U.S. Pat. No. 5,984,011 to Misselbrook et al., hereby incorporated herein by reference for all purposes, discloses one method of diverting flow into the wellbore upstream of the drill motor. The method comprises ceasing drilling, pumping fluid into the drill string at a critical level of flow that exceeds the drilling flow rate, and valving at least a portion of the fluid to bypass the drilling motor and sweep out any cuttings that have accumulated in the borehole. Misselbrook teaches that the critical velocity is in the range of 3-5 feet/second in order to keep all cuttings suspended in the drilling fluid. Misselbrook also teaches that drilling is ceased so that additional cuttings are not generated while removing the existing cuttings from the wellbore.

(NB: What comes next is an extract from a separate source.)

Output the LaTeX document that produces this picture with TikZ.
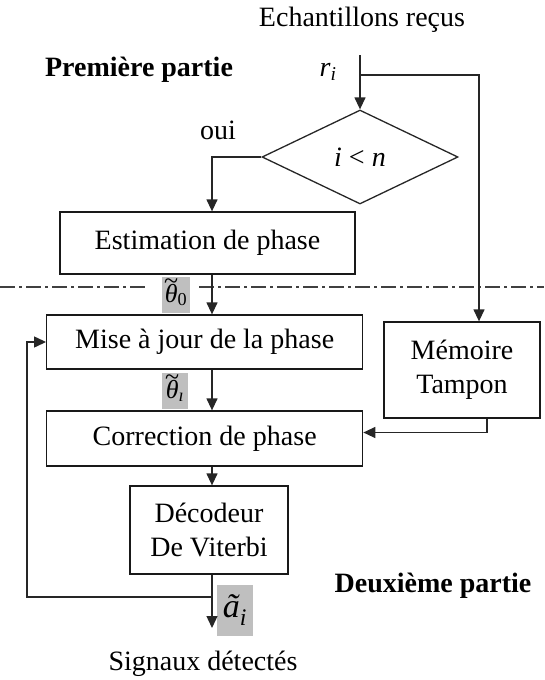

U.S. Pat. No. 5,979,572 to Boyd et al., hereby incorporated herein by reference for all purposes, discloses another bypass valving apparatus. Boyd teaches that, except during drilling, it is desirable to suspend operation of the drill motor to prolong its useful operating life. Therefore, the by-pass valving arrangement is positioned upstream of the motor so that fluid may be circulated into the wellbore while by-passing the drilling equipment. According to Boyd, the bypass valving apparatus allows for increased mud flow rates during circulating operations, thereby increasing the removal efficiency of the cuttings, while also increasing the motor life since not all of the mud flowing at the higher circulating rates must pass through the motor.
These apparatus and methods therefore eliminate the need for wiper trips, but each recommends disrupting drilling to sweep the borehole clean of cuttings. Further, even if drilling progresses when fluid is diverted to the wellbore annulus for cuttings removal, it is difficult to achieve an adequate fluid velocity in the wellbore annulus 165 to sweep cuttings to the surface 10 without starving the drill motor 205. Thus, it would be desirable to provide an effective cuttings removal apparatus and method that does not disrupt drilling or reduce drilling efficiency.
The present invention overcomes the deficiencies of the prior art.